I told her fermenting whole wheats (grain mix) is more beneficial. But she doesn’t believe me and I didn’t have a good explanation why fermenting crumble has no/very little extra value compared to fermenting whole grains.

Do you have a reference or written explanation why fermenting whole grains is better than fermenting crumble? I couldn’t find it.
 
@Perris , a friend of mine is fermenting crumble and gives a portion of this to her chickens daily.
I told her fermenting whole wheats (grain mix) is more beneficial. But she doesn’t believe me and I didn’t have a good explanation why fermenting crumble has no/very little extra value compared to fermenting whole grains.

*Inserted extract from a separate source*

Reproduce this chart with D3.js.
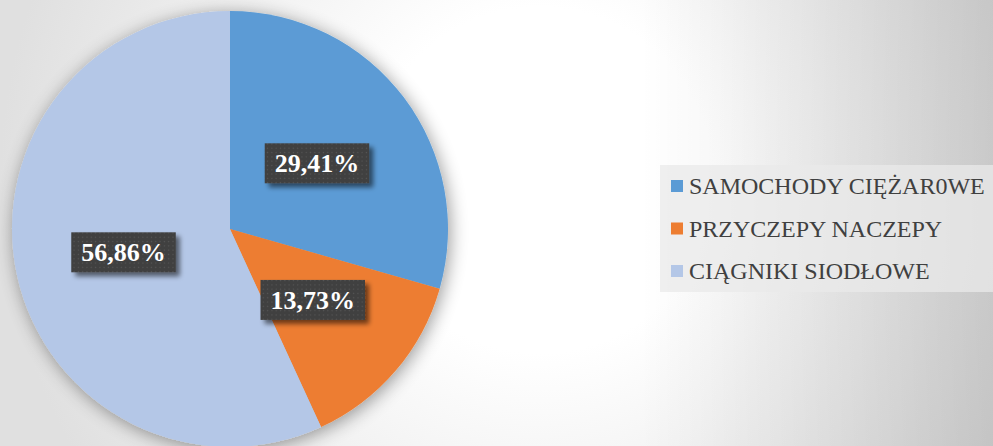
<!DOCTYPE html>
<html>
<head>
<meta charset="utf-8">
<script src="https://cdn.jsdelivr.net/npm/d3@7"></script>
<style>
  body { margin: 0; padding: 0; overflow: hidden; }
  svg { display: block; }
</style>
</head>
<body>
<div id="chart"></div>
<script>
// chart data
let categories = ["SAMOCHODY CIĘŻAR0WE", "PRZYCZEPY NACZEPY", "CIĄGNIKI SIODŁOWE"];
let shares = [29.41, 13.73, 56.86];
let labels = ["29,41%", "13,73%", "56,86%"];
let colors = ["#5B9BD5", "#ED7D31", "#B4C7E7"];

let svgWidth = 993;
let svgHeight = 446;

let pieCenter = { x: 230, y: 229 };
let radius = 218;

let svg = d3.select("#chart")
    .append("svg")
    .attr("width", svgWidth)
    .attr("height", svgHeight);

let defs = svg.append("defs");

// background gradients
let bgRadial = defs.append("radialGradient")
    .attr("id", "bgRadial")
    .attr("gradientUnits", "userSpaceOnUse")
    .attr("cx", 540).attr("cy", 180).attr("r", 540);
bgRadial.append("stop").attr("offset", "0").attr("stop-color", "#ffffff");
bgRadial.append("stop").attr("offset", "0.32").attr("stop-color", "#ffffff");
bgRadial.append("stop").attr("offset", "1").attr("stop-color", "#e0e0e0");

let bgRight = defs.append("linearGradient")
    .attr("id", "bgRight")
    .attr("gradientUnits", "userSpaceOnUse")
    .attr("x1", 640).attr("y1", 0).attr("x2", 993).attr("y2", 0);
bgRight.append("stop").attr("offset", "0").attr("stop-color", "#000").attr("stop-opacity", 0);
bgRight.append("stop").attr("offset", "1").attr("stop-color", "#000").attr("stop-opacity", 0.13);

// shadows
let pieShadow = defs.append("filter")
    .attr("id", "pieShadow")
    .attr("x", "-30%").attr("y", "-30%").attr("width", "160%").attr("height", "160%");
pieShadow.append("feGaussianBlur").attr("in", "SourceAlpha").attr("stdDeviation", 9).attr("result", "blur");
pieShadow.append("feOffset").attr("in", "blur").attr("dx", 2).attr("dy", 3).attr("result", "off");
pieShadow.append("feComponentTransfer").attr("in", "off").attr("result", "soft")
    .append("feFuncA").attr("type", "linear").attr("slope", 0.4);
let pm = pieShadow.append("feMerge");
pm.append("feMergeNode").attr("in", "soft");
pm.append("feMergeNode").attr("in", "SourceGraphic");

let boxShadow = defs.append("filter")
    .attr("id", "boxShadow")
    .attr("x", "-20%").attr("y", "-30%").attr("width", "150%").attr("height", "180%");
boxShadow.append("feGaussianBlur").attr("in", "SourceAlpha").attr("stdDeviation", 2.5).attr("result", "blur");
boxShadow.append("feOffset").attr("in", "blur").attr("dx", 4).attr("dy", 4).attr("result", "off");
boxShadow.append("feComponentTransfer").attr("in", "off").attr("result", "soft")
    .append("feFuncA").attr("type", "linear").attr("slope", 0.55);
let bm = boxShadow.append("feMerge");
bm.append("feMergeNode").attr("in", "soft");
bm.append("feMergeNode").attr("in", "SourceGraphic");

// dotted fill for the label boxes
let dots = defs.append("pattern")
    .attr("id", "dots")
    .attr("patternUnits", "userSpaceOnUse")
    .attr("width", 4.3).attr("height", 4.3);
dots.append("rect").attr("width", 4.3).attr("height", 4.3).attr("fill", "#3f3f3f");
dots.append("rect").attr("x", 1.5).attr("y", 1.5).attr("width", 1.3).attr("height", 1.3).attr("fill", "#565656");

svg.append("rect").attr("width", svgWidth).attr("height", svgHeight).attr("fill", "url(#bgRadial)");
svg.append("rect").attr("width", svgWidth).attr("height", svgHeight).attr("fill", "url(#bgRight)");

// pie
let pie = d3.pie().sort(null).value(d => d.value);
let pieData = pie(shares.map((v, i) => ({ value: v, label: labels[i], color: colors[i] })));

let arc = d3.arc().innerRadius(0).outerRadius(radius);

let chartGroup = svg.append("g")
    .attr("transform", `translate(${pieCenter.x}, ${pieCenter.y})`);

chartGroup.append("g")
    .attr("filter", "url(#pieShadow)")
    .selectAll("path")
    .data(pieData)
    .enter()
    .append("path")
    .attr("d", arc)
    .attr("fill", d => d.data.color);

// data labels
let labelGroup = chartGroup.selectAll(".dataLabel")
    .data(pieData)
    .enter()
    .append("g")
    .attr("class", "dataLabel")
    .attr("transform", d => `translate(${arc.centroid(d)})`);

let boxes = labelGroup.append("rect")
    .attr("fill", "url(#dots)")
    .attr("filter", "url(#boxShadow)");

let labelText = labelGroup.append("text")
    .text(d => d.data.label)
    .attr("text-anchor", "middle")
    .attr("dy", "0.35em")
    .attr("font-family", "'Liberation Serif', 'Times New Roman', serif")
    .attr("font-weight", "bold")
    .attr("font-size", "26px")
    .attr("fill", "#ffffff");

labelText.each(function(d, i) {
    let w = this.getComputedTextLength();
    d3.select(boxes.nodes()[i])
        .attr("x", -w / 2 - 10)
        .attr("y", -20)
        .attr("width", w + 20)
        .attr("height", 40);
});

// legend
let legend = svg.append("g").attr("transform", "translate(660, 165)");

legend.append("rect")
    .attr("width", 340)
    .attr("height", 127)
    .attr("fill", "#eaeaea")
    .attr("opacity", 0.75);

let legendItems = legend.selectAll(".legendItem")
    .data(categories)
    .enter()
    .append("g")
    .attr("class", "legendItem")
    .attr("transform", (d, i) => `translate(11, ${21 + i * 42.5})`);

legendItems.append("rect")
    .attr("x", 0)
    .attr("y", -6)
    .attr("width", 12)
    .attr("height", 12)
    .attr("fill", (d, i) => colors[i]);

legendItems.append("text")
    .text(d => d)
    .attr("x", 18)
    .attr("y", 8)
    .attr("font-family", "'Liberation Serif', 'Times New Roman', serif")
    .attr("font-size", "24px")
    .attr("fill", "#404040");
</script>
</body>
</html>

Do you have a reference or written explanation why fermenting whole grains is better than fermenting crumble? I couldn’t find it.
Actually @Altairsky has said it better than I have, here
https://www.backyardchickens.com/th...ken-feed-is-it-worth-it.1664220/post-28663743
 
I just wanted to let everyone know that the last part about vitamin C and kefir is not correct. There is no significant variation in Vit. C content. Instead there are variations in vitamin B complex content and certain amino acids like methionine. But that refers to kefir milk specifically, nobody studied how many vitamins fermentation consume from chicken feed, and how many vitamins it adds. It was just to say that you ferment a balanced feed, and it might turn into an unbalanced treat that should not replace the entirety of the chickens diet.
 
I just wanted to let everyone know that the last part about vitamin C and kefir is not correct. There is no significant variation in Vit. C content. Instead there are variations in vitamin B complex content and certain amino acids like methionine. But that refers to kefir milk specifically, nobody studied how many vitamins fermentation consume from chicken feed, and how many vitamins it adds. It was just to say that you ferment a balanced feed, and it might turn into an unbalanced treat that should not replace the entirety of the chickens diet.
Very interesting
 
I just wanted to let everyone know that the last part about vitamin C and kefir is not correct. There is no significant variation in Vit. C content. Instead there are variations in vitamin B complex content and certain amino acids like methionine. But that refers to kefir milk specifically, nobody studied how many vitamins fermentation consume from chicken feed, and how many vitamins it adds. It was just to say that you ferment a balanced feed, and it might turn into an unbalanced treat that should not replace the entirety of the chickens diet.
would you care to share your source(s) for that?
 
would you care to share your source(s) for that?
I've spend most of the day looking for that source (it had a very nice tab) but I can't find it to save my life.
I found this one which isn't exactly the same thing, and the results are not as dramatic as the one I saw (they used insignificant commercial yoghurt to ferment the thing), it also lack the vitamin analysis, but it's still better than nothing. If I'll ever find that one again, I'll post it.
https://www.sciencedirect.com/science/article/pii/S0023643821003923
 
Did you notice how large the standard errors were in the table showing crop contents?! The text discusses the very different consumption patterns of different individuals even within a single experimental flock (and there were multiple flocks).
Which is something we've all qualitatively observed, and instinctively know to be true, despite how confounding it is for research and commercial concerns that chicken nutrition isn't one-size-fits-all.

Marans Miss Plumb is our heaviest hen but goes to roost every night with a squishy crop. She doesn't eat much, and when she does, she chooses the low-protein pellets over the higher protein crumble. Langshan Beebs is the slimmest but eats like a horse and goes to roost with a huge crop every evening.